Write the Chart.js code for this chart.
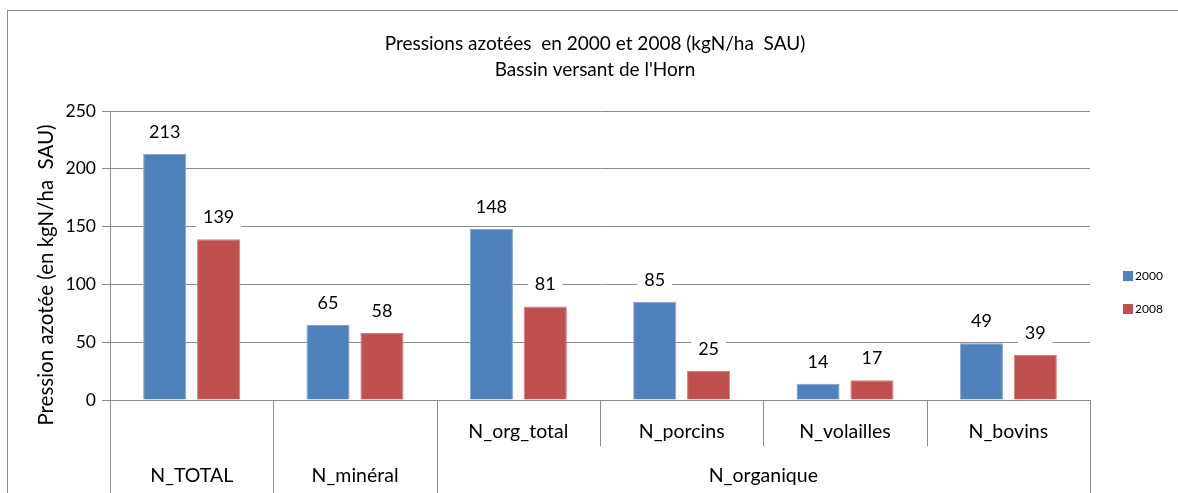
<!DOCTYPE html>
<html>
<head>
<meta charset="utf-8">
<script src="https://cdn.jsdelivr.net/npm/chart.js@4.4.1/dist/chart.umd.min.js"></script>
<style>
  body { margin: 0; background: #fff; }
  #wrap { position: relative; width: 1178px; height: 493px; overflow: hidden; }
  #frame { position: absolute; left: 7px; top: 10px; width: 1200px; height: 600px; border: 1px solid #8a8a8a; }
  canvas { position: absolute; left: 0; top: 0; }
</style>
</head>
<body>
<div id="wrap">
  <div id="frame"></div>
  <canvas id="barChart" width="1178" height="493"></canvas>
</div>
<script>
const categories = ["N_TOTAL", "N_minéral", "N_org_total", "N_porcins", "N_volailles", "N_bovins"];
// second row of the x axis: [label, first category index, last category index]
const groups = [["N_TOTAL", 0, 0], ["N_minéral", 1, 1], ["N_organique", 2, 5]];
const values2000 = [213, 65, 148, 85, 14, 49];
const values2008 = [139, 58, 81, 25, 17, 39];
const seriesNames = ["2000", "2008"];
const seriesColors = ["#4F81BD", "#C0504D"];
const yTicks = [0, 50, 100, 150, 200, 250];
const yTitle = "Pression azotée (en kgN/ha  SAU)";

const FONT = "Lato, 'Open Sans', sans-serif";
const GRID = "#8c8c8c";

// labels on top of bars, with a white box over the gridlines
const barLabels = {
  id: "barLabels",
  afterDatasetsDraw(chart) {
    const ctx = chart.ctx;
    ctx.save();
    ctx.font = "18px " + FONT;
    ctx.textAlign = "center";
    ctx.textBaseline = "middle";
    chart.data.datasets.forEach((ds, i) => {
      chart.getDatasetMeta(i).data.forEach((bar, j) => {
        const txt = String(ds.data[j]);
        const w = ctx.measureText(txt).width;
        const y = bar.y - 22;
        ctx.fillStyle = "#fff";
        ctx.fillRect(bar.x - w / 2 - 7, y - 11, w + 14, 22);
        ctx.fillStyle = "#000";
        ctx.fillText(txt, bar.x, y);
      });
    });
    ctx.restore();
  }
};

// two-level category axis with separators, y title and the legend
const multiAxis = {
  id: "multiAxis",
  afterDraw(chart) {
    const ctx = chart.ctx;
    const x = chart.scales.x;
    const area = chart.chartArea;
    const n = categories.length;
    const edge = (i) => {
      if (i <= 0) return area.left;
      if (i >= n) return area.right;
      return (x.getPixelForValue(i - 1) + x.getPixelForValue(i)) / 2;
    };
    const groupEdges = new Set();
    groups.forEach(g => { groupEdges.add(g[1]); groupEdges.add(g[2] + 1); });
    ctx.save();
    ctx.strokeStyle = GRID;
    ctx.lineWidth = 1;
    for (let i = 0; i <= n; i++) {
      const px = Math.round(edge(i)) + 0.5;
      const bottom = groupEdges.has(i) ? chart.height : area.bottom + 46;
      ctx.beginPath();
      ctx.moveTo(px, area.bottom);
      ctx.lineTo(px, bottom);
      ctx.stroke();
    }
    ctx.fillStyle = "#000";
    ctx.font = "19.5px " + FONT;
    ctx.textAlign = "center";
    ctx.textBaseline = "middle";
    groups.forEach(g => {
      if (g[2] > g[1]) {
        for (let i = g[1]; i <= g[2]; i++) {
          ctx.fillText(categories[i], x.getPixelForValue(i), area.bottom + 32);
        }
      }
      ctx.fillText(g[0], (edge(g[1]) + edge(g[2] + 1)) / 2, area.bottom + 76);
    });
    // y axis title, a bit below the middle as in the original
    ctx.save();
    ctx.translate(46, 275);
    ctx.rotate(-Math.PI / 2);
    ctx.font = "20.5px " + FONT;
    ctx.fillText(yTitle, 0, 0);
    ctx.restore();
    // legend
    ctx.font = "12px " + FONT;
    ctx.textAlign = "left";
    seriesNames.forEach((s, i) => {
      const cy = 276 + i * 33;
      ctx.fillStyle = seriesColors[i];
      ctx.fillRect(1123, cy - 5, 10, 10);
      ctx.fillStyle = "#000";
      ctx.fillText(s, 1135, cy);
    });
    ctx.restore();
  }
};

const ctx = document.getElementById("barChart");
new Chart(ctx, {
  type: "bar",
  data: {
    labels: categories,
    datasets: [
      { label: seriesNames[0], data: values2000, backgroundColor: seriesColors[0], borderColor: "#7fa3d3", borderWidth: 1 },
      { label: seriesNames[1], data: values2008, backgroundColor: seriesColors[1], borderColor: "#d47f7d", borderWidth: 1 }
    ]
  },
  options: {
    responsive: false,
    animation: false,
    layout: { padding: { left: 12, right: 0, top: 0, bottom: 0 } },
    datasets: { bar: { categoryPercentage: 0.66, barPercentage: 0.8 } },
    plugins: {
      legend: { display: false },
      tooltip: { enabled: false },
      title: {
        display: true,
        text: ["Pressions azotées  en 2000 et 2008 (kgN/ha  SAU)", "Bassin versant de l'Horn"],
        color: "#000",
        font: { family: FONT, size: 19, weight: "normal", lineHeight: 1.37 },
        padding: { top: 31, bottom: 28 }
      }
    },
    scales: {
      x: {
        ticks: { display: false },
        grid: { display: false },
        border: { display: true, color: GRID },
        afterFit(scale) { scale.height = 93; }
      },
      y: {
        min: 0,
        max: 250,
        afterBuildTicks(scale) { scale.ticks = yTicks.map(v => ({ value: v })); },
        ticks: { color: "#000", font: { family: FONT, size: 17.5 }, padding: 6 },
        grid: { color: GRID, tickLength: 8 },
        border: { color: GRID },
        afterFit(scale) { scale.width = 98; }
      },
      // empty box on the right that keeps room for the legend
      legendRoom: {
        type: "linear",
        position: "right",
        display: true,
        ticks: { display: false },
        grid: { display: false, drawOnChartArea: false },
        border: { display: false },
        afterFit(scale) { scale.width = 88; }
      }
    }
  },
  plugins: [barLabels, multiAxis]
});
</script>
</body>
</html>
_ _ _ _ _
Write the listing above out again exactly, dropping each image.

WORKED ANSWER:
Write the Chart.js code for this chart.
<!DOCTYPE html>
<html>
<head>
<meta charset="utf-8">
<script src="https://cdn.jsdelivr.net/npm/chart.js@4.4.1/dist/chart.umd.min.js"></script>
<style>
  body { margin: 0; background: #fff; }
  #wrap { position: relative; width: 1178px; height: 493px; overflow: hidden; }
  #frame { position: absolute; left: 7px; top: 10px; width: 1200px; height: 600px; border: 1px solid #8a8a8a; }
  canvas { position: absolute; left: 0; top: 0; }
</style>
</head>
<body>
<div id="wrap">
  <div id="frame"></div>
  <canvas id="barChart" width="1178" height="493"></canvas>
</div>
<script>
const categories = ["N_TOTAL", "N_minéral", "N_org_total", "N_porcins", "N_volailles", "N_bovins"];
// second row of the x axis: [label, first category index, last category index]
const groups = [["N_TOTAL", 0, 0], ["N_minéral", 1, 1], ["N_organique", 2, 5]];
const values2000 = [213, 65, 148, 85, 14, 49];
const values2008 = [139, 58, 81, 25, 17, 39];
const seriesNames = ["2000", "2008"];
const seriesColors = ["#4F81BD", "#C0504D"];
const yTicks = [0, 50, 100, 150, 200, 250];
const yTitle = "Pression azotée (en kgN/ha  SAU)";

const FONT = "Lato, 'Open Sans', sans-serif";
const GRID = "#8c8c8c";

// labels on top of bars, with a white box over the gridlines
const barLabels = {
  id: "barLabels",
  afterDatasetsDraw(chart) {
    const ctx = chart.ctx;
    ctx.save();
    ctx.font = "18px " + FONT;
    ctx.textAlign = "center";
    ctx.textBaseline = "middle";
    chart.data.datasets.forEach((ds, i) => {
      chart.getDatasetMeta(i).data.forEach((bar, j) => {
        const txt = String(ds.data[j]);
        const w = ctx.measureText(txt).width;
        const y = bar.y - 22;
        ctx.fillStyle = "#fff";
        ctx.fillRect(bar.x - w / 2 - 7, y - 11, w + 14, 22);
        ctx.fillStyle = "#000";
        ctx.fillText(txt, bar.x, y);
      });
    });
    ctx.restore();
  }
};

// two-level category axis with separators, y title and the legend
const multiAxis = {
  id: "multiAxis",
  afterDraw(chart) {
    const ctx = chart.ctx;
    const x = chart.scales.x;
    const area = chart.chartArea;
    const n = categories.length;
    const edge = (i) => {
      if (i <= 0) return area.left;
      if (i >= n) return area.right;
      return (x.getPixelForValue(i - 1) + x.getPixelForValue(i)) / 2;
    };
    const groupEdges = new Set();
    groups.forEach(g => { groupEdges.add(g[1]); groupEdges.add(g[2] + 1); });
    ctx.save();
    ctx.strokeStyle = GRID;
    ctx.lineWidth = 1;
    for (let i = 0; i <= n; i++) {
      const px = Math.round(edge(i)) + 0.5;
      const bottom = groupEdges.has(i) ? chart.height : area.bottom + 46;
      ctx.beginPath();
      ctx.moveTo(px, area.bottom);
      ctx.lineTo(px, bottom);
      ctx.stroke();
    }
    ctx.fillStyle = "#000";
    ctx.font = "19.5px " + FONT;
    ctx.textAlign = "center";
    ctx.textBaseline = "middle";
    groups.forEach(g => {
      if (g[2] > g[1]) {
        for (let i = g[1]; i <= g[2]; i++) {
          ctx.fillText(categories[i], x.getPixelForValue(i), area.bottom + 32);
        }
      }
      ctx.fillText(g[0], (edge(g[1]) + edge(g[2] + 1)) / 2, area.bottom + 76);
    });
    // y axis title, a bit below the middle as in the original
    ctx.save();
    ctx.translate(46, 275);
    ctx.rotate(-Math.PI / 2);
    ctx.font = "20.5px " + FONT;
    ctx.fillText(yTitle, 0, 0);
    ctx.restore();
    // legend
    ctx.font = "12px " + FONT;
    ctx.textAlign = "left";
    seriesNames.forEach((s, i) => {
      const cy = 276 + i * 33;
      ctx.fillStyle = seriesColors[i];
      ctx.fillRect(1123, cy - 5, 10, 10);
      ctx.fillStyle = "#000";
      ctx.fillText(s, 1135, cy);
    });
    ctx.restore();
  }
};

const ctx = document.getElementById("barChart");
new Chart(ctx, {
  type: "bar",
  data: {
    labels: categories,
    datasets: [
      { label: seriesNames[0], data: values2000, backgroundColor: seriesColors[0], borderColor: "#7fa3d3", borderWidth: 1 },
      { label: seriesNames[1], data: values2008, backgroundColor: seriesColors[1], borderColor: "#d47f7d", borderWidth: 1 }
    ]
  },
  options: {
    responsive: false,
    animation: false,
    layout: { padding: { left: 12, right: 0, top: 0, bottom: 0 } },
    datasets: { bar: { categoryPercentage: 0.66, barPercentage: 0.8 } },
    plugins: {
      legend: { display: false },
      tooltip: { enabled: false },
      title: {
        display: true,
        text: ["Pressions azotées  en 2000 et 2008 (kgN/ha  SAU)", "Bassin versant de l'Horn"],
        color: "#000",
        font: { family: FONT, size: 19, weight: "normal", lineHeight: 1.37 },
        padding: { top: 31, bottom: 28 }
      }
    },
    scales: {
      x: {
        ticks: { display: false },
        grid: { display: false },
        border: { display: true, color: GRID },
        afterFit(scale) { scale.height = 93; }
      },
      y: {
        min: 0,
        max: 250,
        afterBuildTicks(scale) { scale.ticks = yTicks.map(v => ({ value: v })); },
        ticks: { color: "#000", font: { family: FONT, size: 17.5 }, padding: 6 },
        grid: { color: GRID, tickLength: 8 },
        border: { color: GRID },
        afterFit(scale) { scale.width = 98; }
      },
      // empty box on the right that keeps room for the legend
      legendRoom: {
        type: "linear",
        position: "right",
        display: true,
        ticks: { display: false },
        grid: { display: false, drawOnChartArea: false },
        border: { display: false },
        afterFit(scale) { scale.width = 88; }
      }
    }
  },
  plugins: [barLabels, multiAxis]
});
</script>
</body>
</html>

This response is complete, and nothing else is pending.